* Exercise aim *
Copy out each line of the material in which the word "matplotlib" appears.

* Collected data *
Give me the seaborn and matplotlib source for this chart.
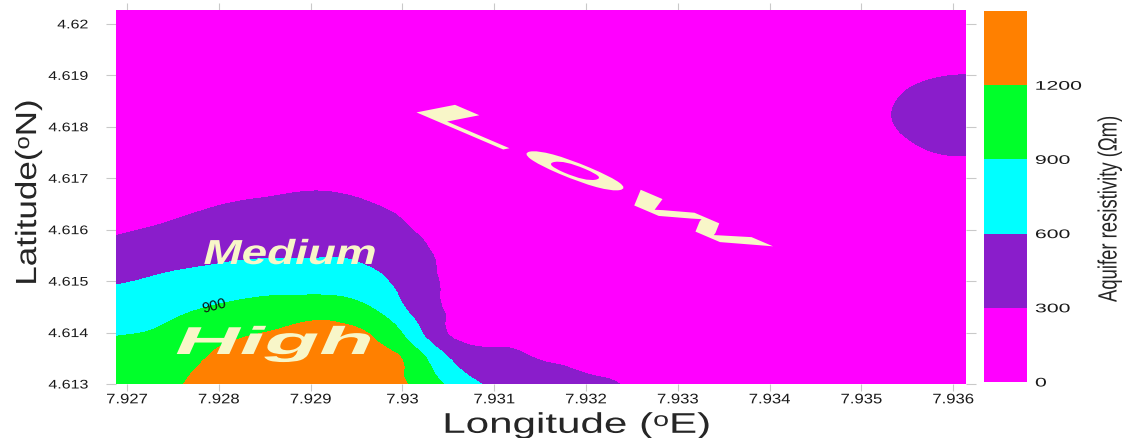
import numpy as np
import matplotlib
matplotlib.use("Agg")
import matplotlib.pyplot as plt
import matplotlib.tri as mtri
from matplotlib.cm import ScalarMappable
from matplotlib.colors import ListedColormap, BoundaryNorm
from matplotlib.patheffects import AbstractPathEffect
from matplotlib.transforms import Affine2D
import seaborn as sns

# Resistivity classes (Ωm) and their fill colours
LEVELS = [0, 300, 600, 900, 1200, 1500]
BAND_COLORS = ["#FF00FF", "#8A1DCB", "#00FFFF", "#00FF2A", "#FF8000"]
CBAR_TICKS = [0, 300, 600, 900, 1200]

LON_TICKS = [7.927, 7.928, 7.929, 7.930, 7.931, 7.932, 7.933, 7.934, 7.935, 7.936]
LON_LABELS = ["7.927", "7.928", "7.929", "7.93", "7.931", "7.932", "7.933", "7.934", "7.935", "7.936"]
LAT_TICKS = [4.613, 4.614, 4.615, 4.616, 4.617, 4.618, 4.619, 4.620]
LAT_LABELS = ["4.613", "4.614", "4.615", "4.616", "4.617", "4.618", "4.619", "4.62"]

# Gridded aquifer resistivity (Ωm): columns follow LON_GRID, rows follow LAT_GRID
LON_GRID = [7.9265, 7.9270, 7.9275, 7.9280, 7.9285, 7.9290, 7.9295, 7.9300, 7.9305, 7.9310, 7.9315,
            7.9320, 7.9325, 7.9330, 7.9335, 7.9340, 7.9345, 7.9350, 7.9355, 7.9360, 7.9365]
LAT_GRID = [4.61300, 4.61325, 4.61350, 4.61375, 4.61400, 4.61425, 4.61450, 4.61475, 4.61500,
            4.61525, 4.61550, 4.61575, 4.61600, 4.61625, 4.61650, 4.61675, 4.61700,
            4.6175, 4.6180, 4.6185, 4.6190, 4.6195, 4.6200, 4.6205]
RESISTIVITY = [
    [1000, 1050, 1150, 1380, 1420, 1430, 1400, 1230, 850, 550, 450, 370, 270, 200, 150, 150, 150, 150, 150, 150, 150],
    [970, 1010, 1100, 1320, 1370, 1380, 1360, 1210, 730, 460, 370, 290, 230, 170, 150, 150, 150, 150, 150, 150, 150],
    [940, 970, 1050, 1250, 1310, 1340, 1310, 1190, 610, 370, 290, 250, 180, 150, 150, 150, 150, 150, 150, 150, 150],
    [900, 930, 1000, 1190, 1260, 1290, 1270, 1040, 430, 290, 250, 200, 150, 150, 150, 150, 150, 150, 150, 150, 150],
    [840, 890, 950, 1100, 1200, 1240, 1230, 890, 290, 260, 220, 160, 150, 150, 150, 150, 150, 150, 150, 150, 150],
    [770, 810, 900, 1010, 1090, 1190, 1130, 750, 280, 230, 180, 150, 150, 150, 150, 150, 150, 150, 150, 150, 150],
    [700, 740, 820, 920, 980, 1040, 970, 620, 270, 190, 150, 150, 150, 150, 150, 150, 150, 150, 150, 150, 150],
    [630, 670, 740, 820, 880, 890, 840, 560, 260, 160, 150, 150, 150, 150, 150, 150, 150, 150, 150, 150, 150],
    [550, 590, 660, 720, 770, 780, 740, 510, 260, 150, 150, 150, 150, 150, 150, 150, 150, 150, 150, 150, 150],
    [460, 520, 580, 630, 670, 680, 640, 470, 250, 150, 150, 150, 150, 150, 150, 150, 150, 150, 150, 150, 150],
    [380, 440, 500, 550, 580, 580, 570, 420, 250, 150, 150, 150, 150, 150, 150, 150, 150, 150, 150, 150, 150],
    [290, 360, 430, 490, 520, 530, 510, 380, 230, 150, 150, 150, 150, 150, 150, 150, 150, 150, 150, 150, 150],
    [200, 280, 350, 420, 460, 470, 450, 330, 210, 150, 150, 150, 150, 150, 150, 150, 150, 150, 150, 150, 150],
    [150, 200, 280, 360, 390, 410, 390, 290, 180, 150, 150, 150, 150, 150, 150, 150, 150, 150, 150, 150, 150],
    [150, 150, 200, 290, 330, 350, 330, 240, 160, 150, 150, 150, 150, 150, 150, 150, 150, 150, 150, 150, 150],
    [150, 150, 150, 220, 270, 300, 270, 190, 150, 150, 150, 150, 150, 150, 150, 150, 150, 150, 170, 190, 190],
    [150, 150, 150, 160, 210, 240, 210, 150, 150, 150, 150, 150, 150, 150, 150, 150, 150, 160, 210, 230, 220],
    [150, 150, 150, 150, 150, 150, 150, 150, 150, 150, 150, 150, 150, 150, 150, 150, 150, 210, 270, 310, 290],
    [150, 150, 150, 150, 150, 150, 150, 150, 150, 150, 150, 150, 150, 150, 150, 150, 170, 240, 320, 380, 350],
    [150, 150, 150, 150, 150, 150, 150, 150, 150, 150, 150, 150, 150, 150, 150, 150, 170, 240, 320, 380, 350],
    [150, 150, 150, 150, 150, 150, 150, 150, 150, 150, 150, 150, 150, 150, 150, 150, 150, 210, 270, 300, 290],
    [150, 150, 150, 150, 150, 150, 150, 150, 150, 150, 150, 150, 150, 150, 150, 150, 150, 160, 210, 230, 220],
    [150, 150, 150, 150, 150, 150, 150, 150, 150, 150, 150, 150, 150, 150, 150, 150, 150, 150, 150, 150, 150],
    [150, 150, 150, 150, 150, 150, 150, 150, 150, 150, 150, 150, 150, 150, 150, 150, 150, 150, 150, 150, 150],
]

ZONE_NAMES = ["Low", "Medium", "High"]
CONTOUR_LABEL_LEVEL = 900


class Stretch(AbstractPathEffect):
    """Apply a linear map to glyph outlines about an anchor point of their extents."""

    def __init__(self, a=1.0, b=0.0, c=0.0, d=1.0, anchor=(0.5, 0.5)):
        super().__init__()
        self._lin = Affine2D.from_values(a, b, c, d, 0, 0)
        self._anchor = anchor

    def draw_path(self, renderer, gc, tpath, affine, rgbFace=None):
        box = tpath.get_extents(affine)
        cx = box.x0 + self._anchor[0] * box.width
        cy = box.y0 + self._anchor[1] * box.height
        warp = Affine2D().translate(-cx, -cy) + self._lin + Affine2D().translate(cx, cy)
        renderer.draw_path(gc, tpath, affine + warp, rgbFace)


sns.set_theme(style="white")
plt.rcParams["font.family"] = ["Liberation Sans", "DejaVu Sans"]

fig = plt.figure(figsize=(11.27, 4.39), dpi=100)
ax = fig.add_axes([116 / 1127, 54 / 439, 850 / 1127, 374 / 439])
cax = fig.add_axes([984 / 1127, 56 / 439, 43 / 1127, 371 / 439])

# Regular grid -> triangulation, smoothed with matplotlib's cubic refiner
lon = np.asarray(LON_GRID)
lat = np.asarray(LAT_GRID)
z = np.asarray(RESISTIVITY, dtype=float)
nx, ny = len(lon), len(lat)
gx, gy = np.meshgrid(lon, lat)
tris = []
for j in range(ny - 1):
    for i in range(nx - 1):
        n0 = j * nx + i
        tris.append([n0, n0 + 1, n0 + nx + 1])
        tris.append([n0, n0 + nx + 1, n0 + nx])
tri = mtri.Triangulation(gx.ravel(), gy.ravel(), np.array(tris))
tri_f, z_f = mtri.UniformTriRefiner(tri).refine_field(z.ravel(), subdiv=3)

ax.tricontourf(tri_f, z_f, levels=LEVELS,
               colors=[BAND_COLORS[0]] + BAND_COLORS + [BAND_COLORS[-1]], extend="both")
line900 = ax.tricontour(tri_f, z_f, levels=[CONTOUR_LABEL_LEVEL], linewidths=0)
ax.clabel(line900, levels=[CONTOUR_LABEL_LEVEL], fmt="%d", manual=[(7.92794, 4.61457)],
          inline=False, fontsize=10.5, colors="#111111")

ax.set_xlim(7.92688, 7.93614)
ax.set_ylim(4.613, 4.62027)
ax.set_xticks(LON_TICKS, LON_LABELS)
ax.set_yticks(LAT_TICKS, LAT_LABELS)
for s in ax.spines.values():
    s.set_visible(False)
ax.tick_params(which="major", direction="out", length=7, width=0.8, color="#c9c9c9",
               labelcolor="#1a1a1a", top=True, right=True, bottom=True, left=True)
ax.tick_params(axis="x", labelsize=10, pad=1, length=5)
ax.tick_params(axis="y", labelsize=9, pad=13)
for lbl in ax.get_xticklabels():
    lbl.set_path_effects([Stretch(a=1.2)])
for lbl in ax.get_yticklabels():
    lbl.set_path_effects([Stretch(a=1.28, anchor=(1, 0.5))])

ax.set_xlabel("Longitude (ᵒE)", fontsize=20.5)
ax.xaxis.set_label_coords(0.5424, -0.077)
ax.xaxis.label.set_path_effects([Stretch(a=1.48)])
ax.set_ylabel("Latitude(ᵒN)", fontsize=21)
ax.yaxis.set_label_coords(-0.087, 0.512)
ax.yaxis.label.set_path_effects([Stretch(d=1.2)])

CREAM = "#F8F6C8"
ax.text(7.93212, 4.61690, ZONE_NAMES[0], fontsize=40, fontweight="bold", color=CREAM,
        ha="center", va="center", path_effects=[Stretch(3.042, -1.300, 1.008, 0.198)])
ax.text(7.928776, 4.615333, ZONE_NAMES[1], fontsize=25, fontweight="bold", fontstyle="italic",
        color=CREAM, ha="center", va="baseline", path_effects=[Stretch(a=1.32)])
ax.text(7.928600, 4.613583, ZONE_NAMES[2], fontsize=28, fontweight="bold", fontstyle="italic",
        color=CREAM, ha="center", va="baseline", path_effects=[Stretch(a=2.3)])

sm = ScalarMappable(norm=BoundaryNorm(LEVELS, len(BAND_COLORS)), cmap=ListedColormap(BAND_COLORS))
cb = fig.colorbar(sm, cax=cax)
cb.set_ticks(CBAR_TICKS, labels=[str(t) for t in CBAR_TICKS])
cb.minorticks_off()
cb.outline.set_visible(False)
cax.tick_params(which="both", length=0, pad=6, labelsize=9, labelcolor="#1a1a1a")
for lbl in cax.get_yticklabels():
    lbl.set_path_effects([Stretch(a=1.7, anchor=(0, 0.5))])
cb.set_label("Aquifer resistivity (Ωm)", fontsize=19)
cax.yaxis.set_label_coords(2.64, 0.468)
cax.yaxis.label.set_path_effects([Stretch(d=0.7)])

fig.savefig("out.png", dpi=100)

* Task answer *
Give me the seaborn and matplotlib source for this chart.
import matplotlib
matplotlib.use("Agg")
import matplotlib.pyplot as plt
import matplotlib.tri as mtri
from matplotlib.cm import ScalarMappable
from matplotlib.colors import ListedColormap, BoundaryNorm
from matplotlib.patheffects import AbstractPathEffect
from matplotlib.transforms import Affine2D
# Regular grid -> triangulation, smoothed with matplotlib's cubic refiner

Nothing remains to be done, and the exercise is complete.